"""

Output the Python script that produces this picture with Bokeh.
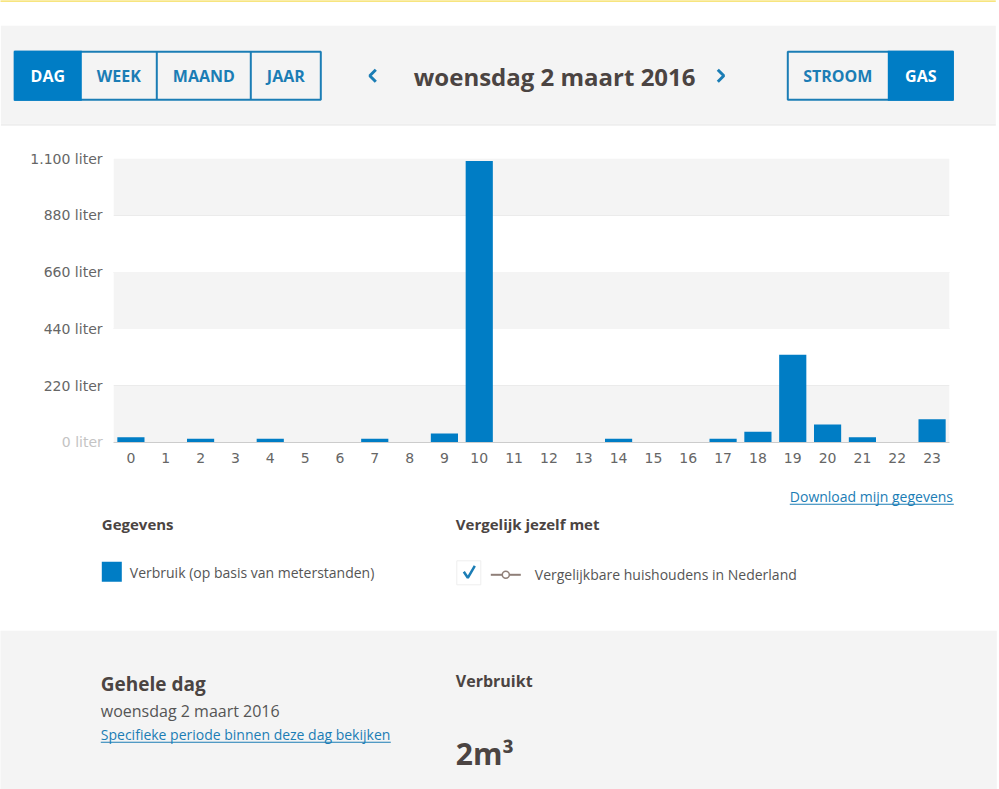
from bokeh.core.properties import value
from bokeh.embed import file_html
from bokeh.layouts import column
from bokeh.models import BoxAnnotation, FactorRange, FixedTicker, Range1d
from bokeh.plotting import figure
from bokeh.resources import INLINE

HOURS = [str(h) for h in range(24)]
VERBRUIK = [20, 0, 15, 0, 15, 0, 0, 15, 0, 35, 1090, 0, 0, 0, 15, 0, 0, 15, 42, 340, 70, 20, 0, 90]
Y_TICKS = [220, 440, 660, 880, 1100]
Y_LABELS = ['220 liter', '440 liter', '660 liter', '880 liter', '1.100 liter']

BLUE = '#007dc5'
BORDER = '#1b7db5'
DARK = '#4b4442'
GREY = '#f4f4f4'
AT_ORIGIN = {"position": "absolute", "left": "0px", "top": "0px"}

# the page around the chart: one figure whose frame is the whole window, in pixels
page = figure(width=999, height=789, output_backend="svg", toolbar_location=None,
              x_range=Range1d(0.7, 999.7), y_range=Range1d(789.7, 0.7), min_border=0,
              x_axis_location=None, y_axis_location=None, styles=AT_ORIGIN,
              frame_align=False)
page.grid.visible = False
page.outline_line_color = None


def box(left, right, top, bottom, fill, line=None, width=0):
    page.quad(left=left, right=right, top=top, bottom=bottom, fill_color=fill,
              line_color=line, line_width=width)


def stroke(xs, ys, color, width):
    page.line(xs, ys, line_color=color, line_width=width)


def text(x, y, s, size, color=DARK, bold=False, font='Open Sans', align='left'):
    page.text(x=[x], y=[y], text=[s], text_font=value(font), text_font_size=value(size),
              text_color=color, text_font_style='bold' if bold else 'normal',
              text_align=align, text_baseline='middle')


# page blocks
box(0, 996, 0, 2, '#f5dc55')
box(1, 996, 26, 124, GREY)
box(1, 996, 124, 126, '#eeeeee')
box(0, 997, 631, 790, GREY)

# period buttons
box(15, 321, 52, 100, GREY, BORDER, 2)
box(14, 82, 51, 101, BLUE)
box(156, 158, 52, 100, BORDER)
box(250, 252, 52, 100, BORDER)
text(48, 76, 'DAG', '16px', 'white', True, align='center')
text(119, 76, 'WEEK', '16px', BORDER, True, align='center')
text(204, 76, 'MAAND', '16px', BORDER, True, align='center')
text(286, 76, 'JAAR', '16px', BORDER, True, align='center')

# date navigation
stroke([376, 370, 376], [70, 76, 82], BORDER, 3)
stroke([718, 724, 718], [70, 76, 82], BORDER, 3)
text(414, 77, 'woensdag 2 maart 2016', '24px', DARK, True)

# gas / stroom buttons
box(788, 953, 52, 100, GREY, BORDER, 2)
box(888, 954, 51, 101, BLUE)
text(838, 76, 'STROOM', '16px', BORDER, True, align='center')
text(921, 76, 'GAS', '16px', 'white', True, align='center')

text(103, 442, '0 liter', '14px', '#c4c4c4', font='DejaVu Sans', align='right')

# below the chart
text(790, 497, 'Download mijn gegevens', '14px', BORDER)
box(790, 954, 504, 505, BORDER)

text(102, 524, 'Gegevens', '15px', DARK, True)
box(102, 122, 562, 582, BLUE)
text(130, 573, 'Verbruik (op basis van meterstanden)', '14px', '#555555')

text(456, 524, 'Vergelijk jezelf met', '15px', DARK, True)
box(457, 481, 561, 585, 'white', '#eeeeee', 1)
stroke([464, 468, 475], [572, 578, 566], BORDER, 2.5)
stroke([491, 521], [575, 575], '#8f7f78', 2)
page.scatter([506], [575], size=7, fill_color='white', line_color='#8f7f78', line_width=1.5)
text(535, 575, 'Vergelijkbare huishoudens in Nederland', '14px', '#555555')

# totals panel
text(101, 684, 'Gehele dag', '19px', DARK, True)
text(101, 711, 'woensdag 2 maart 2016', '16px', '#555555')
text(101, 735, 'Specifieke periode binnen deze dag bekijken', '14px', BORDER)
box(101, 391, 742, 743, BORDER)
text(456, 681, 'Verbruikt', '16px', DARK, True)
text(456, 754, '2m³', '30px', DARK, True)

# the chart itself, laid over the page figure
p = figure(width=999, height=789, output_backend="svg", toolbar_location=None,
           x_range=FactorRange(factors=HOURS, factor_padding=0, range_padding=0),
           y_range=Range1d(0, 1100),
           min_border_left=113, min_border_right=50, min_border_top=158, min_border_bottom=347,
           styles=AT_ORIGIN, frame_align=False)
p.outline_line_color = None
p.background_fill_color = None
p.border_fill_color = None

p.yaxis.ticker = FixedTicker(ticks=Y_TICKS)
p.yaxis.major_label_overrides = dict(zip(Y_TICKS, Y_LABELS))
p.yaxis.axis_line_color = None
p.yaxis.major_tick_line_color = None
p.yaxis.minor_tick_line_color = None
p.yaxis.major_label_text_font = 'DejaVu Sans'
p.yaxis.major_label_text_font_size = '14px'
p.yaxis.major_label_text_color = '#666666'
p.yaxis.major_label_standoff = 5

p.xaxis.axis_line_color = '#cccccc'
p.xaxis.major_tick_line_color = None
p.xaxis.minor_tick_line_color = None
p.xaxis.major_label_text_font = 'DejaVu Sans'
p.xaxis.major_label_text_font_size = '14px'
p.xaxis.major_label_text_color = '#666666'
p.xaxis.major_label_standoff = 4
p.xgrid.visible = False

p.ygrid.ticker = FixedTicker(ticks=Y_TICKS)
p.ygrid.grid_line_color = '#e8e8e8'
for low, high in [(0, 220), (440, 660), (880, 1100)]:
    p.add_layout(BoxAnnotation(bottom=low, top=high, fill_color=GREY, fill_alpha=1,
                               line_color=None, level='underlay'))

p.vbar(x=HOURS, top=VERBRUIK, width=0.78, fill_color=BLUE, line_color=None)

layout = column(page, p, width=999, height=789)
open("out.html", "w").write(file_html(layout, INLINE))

"""

(Stated task): Using the data above, print every line exactly, omitting pictures.

(Exercise solution):
Output the Python script that produces this picture with Bokeh.
from bokeh.core.properties import value
from bokeh.embed import file_html
from bokeh.layouts import column
from bokeh.models import BoxAnnotation, FactorRange, FixedTicker, Range1d
from bokeh.plotting import figure
from bokeh.resources import INLINE

HOURS = [str(h) for h in range(24)]
VERBRUIK = [20, 0, 15, 0, 15, 0, 0, 15, 0, 35, 1090, 0, 0, 0, 15, 0, 0, 15, 42, 340, 70, 20, 0, 90]
Y_TICKS = [220, 440, 660, 880, 1100]
Y_LABELS = ['220 liter', '440 liter', '660 liter', '880 liter', '1.100 liter']

BLUE = '#007dc5'
BORDER = '#1b7db5'
DARK = '#4b4442'
GREY = '#f4f4f4'
AT_ORIGIN = {"position": "absolute", "left": "0px", "top": "0px"}

# the page around the chart: one figure whose frame is the whole window, in pixels
page = figure(width=999, height=789, output_backend="svg", toolbar_location=None,
              x_range=Range1d(0.7, 999.7), y_range=Range1d(789.7, 0.7), min_border=0,
              x_axis_location=None, y_axis_location=None, styles=AT_ORIGIN,
              frame_align=False)
page.grid.visible = False
page.outline_line_color = None


def box(left, right, top, bottom, fill, line=None, width=0):
    page.quad(left=left, right=right, top=top, bottom=bottom, fill_color=fill,
              line_color=line, line_width=width)


def stroke(xs, ys, color, width):
    page.line(xs, ys, line_color=color, line_width=width)


def text(x, y, s, size, color=DARK, bold=False, font='Open Sans', align='left'):
    page.text(x=[x], y=[y], text=[s], text_font=value(font), text_font_size=value(size),
              text_color=color, text_font_style='bold' if bold else 'normal',
              text_align=align, text_baseline='middle')


# page blocks
box(0, 996, 0, 2, '#f5dc55')
box(1, 996, 26, 124, GREY)
box(1, 996, 124, 126, '#eeeeee')
box(0, 997, 631, 790, GREY)

# period buttons
box(15, 321, 52, 100, GREY, BORDER, 2)
box(14, 82, 51, 101, BLUE)
box(156, 158, 52, 100, BORDER)
box(250, 252, 52, 100, BORDER)
text(48, 76, 'DAG', '16px', 'white', True, align='center')
text(119, 76, 'WEEK', '16px', BORDER, True, align='center')
text(204, 76, 'MAAND', '16px', BORDER, True, align='center')
text(286, 76, 'JAAR', '16px', BORDER, True, align='center')

# date navigation
stroke([376, 370, 376], [70, 76, 82], BORDER, 3)
stroke([718, 724, 718], [70, 76, 82], BORDER, 3)
text(414, 77, 'woensdag 2 maart 2016', '24px', DARK, True)

# gas / stroom buttons
box(788, 953, 52, 100, GREY, BORDER, 2)
box(888, 954, 51, 101, BLUE)
text(838, 76, 'STROOM', '16px', BORDER, True, align='center')
text(921, 76, 'GAS', '16px', 'white', True, align='center')

text(103, 442, '0 liter', '14px', '#c4c4c4', font='DejaVu Sans', align='right')

# below the chart
text(790, 497, 'Download mijn gegevens', '14px', BORDER)
box(790, 954, 504, 505, BORDER)

text(102, 524, 'Gegevens', '15px', DARK, True)
box(102, 122, 562, 582, BLUE)
text(130, 573, 'Verbruik (op basis van meterstanden)', '14px', '#555555')

text(456, 524, 'Vergelijk jezelf met', '15px', DARK, True)
box(457, 481, 561, 585, 'white', '#eeeeee', 1)
stroke([464, 468, 475], [572, 578, 566], BORDER, 2.5)
stroke([491, 521], [575, 575], '#8f7f78', 2)
page.scatter([506], [575], size=7, fill_color='white', line_color='#8f7f78', line_width=1.5)
text(535, 575, 'Vergelijkbare huishoudens in Nederland', '14px', '#555555')

# totals panel
text(101, 684, 'Gehele dag', '19px', DARK, True)
text(101, 711, 'woensdag 2 maart 2016', '16px', '#555555')
text(101, 735, 'Specifieke periode binnen deze dag bekijken', '14px', BORDER)
box(101, 391, 742, 743, BORDER)
text(456, 681, 'Verbruikt', '16px', DARK, True)
text(456, 754, '2m³', '30px', DARK, True)

# the chart itself, laid over the page figure
p = figure(width=999, height=789, output_backend="svg", toolbar_location=None,
           x_range=FactorRange(factors=HOURS, factor_padding=0, range_padding=0),
           y_range=Range1d(0, 1100),
           min_border_left=113, min_border_right=50, min_border_top=158, min_border_bottom=347,
           styles=AT_ORIGIN, frame_align=False)
p.outline_line_color = None
p.background_fill_color = None
p.border_fill_color = None

p.yaxis.ticker = FixedTicker(ticks=Y_TICKS)
p.yaxis.major_label_overrides = dict(zip(Y_TICKS, Y_LABELS))
p.yaxis.axis_line_color = None
p.yaxis.major_tick_line_color = None
p.yaxis.minor_tick_line_color = None
p.yaxis.major_label_text_font = 'DejaVu Sans'
p.yaxis.major_label_text_font_size = '14px'
p.yaxis.major_label_text_color = '#666666'
p.yaxis.major_label_standoff = 5

p.xaxis.axis_line_color = '#cccccc'
p.xaxis.major_tick_line_color = None
p.xaxis.minor_tick_line_color = None
p.xaxis.major_label_text_font = 'DejaVu Sans'
p.xaxis.major_label_text_font_size = '14px'
p.xaxis.major_label_text_color = '#666666'
p.xaxis.major_label_standoff = 4
p.xgrid.visible = False

p.ygrid.ticker = FixedTicker(ticks=Y_TICKS)
p.ygrid.grid_line_color = '#e8e8e8'
for low, high in [(0, 220), (440, 660), (880, 1100)]:
    p.add_layout(BoxAnnotation(bottom=low, top=high, fill_color=GREY, fill_alpha=1,
                               line_color=None, level='underlay'))

p.vbar(x=HOURS, top=VERBRUIK, width=0.78, fill_color=BLUE, line_color=None)

layout = column(page, p, width=999, height=789)
open("out.html", "w").write(file_html(layout, INLINE))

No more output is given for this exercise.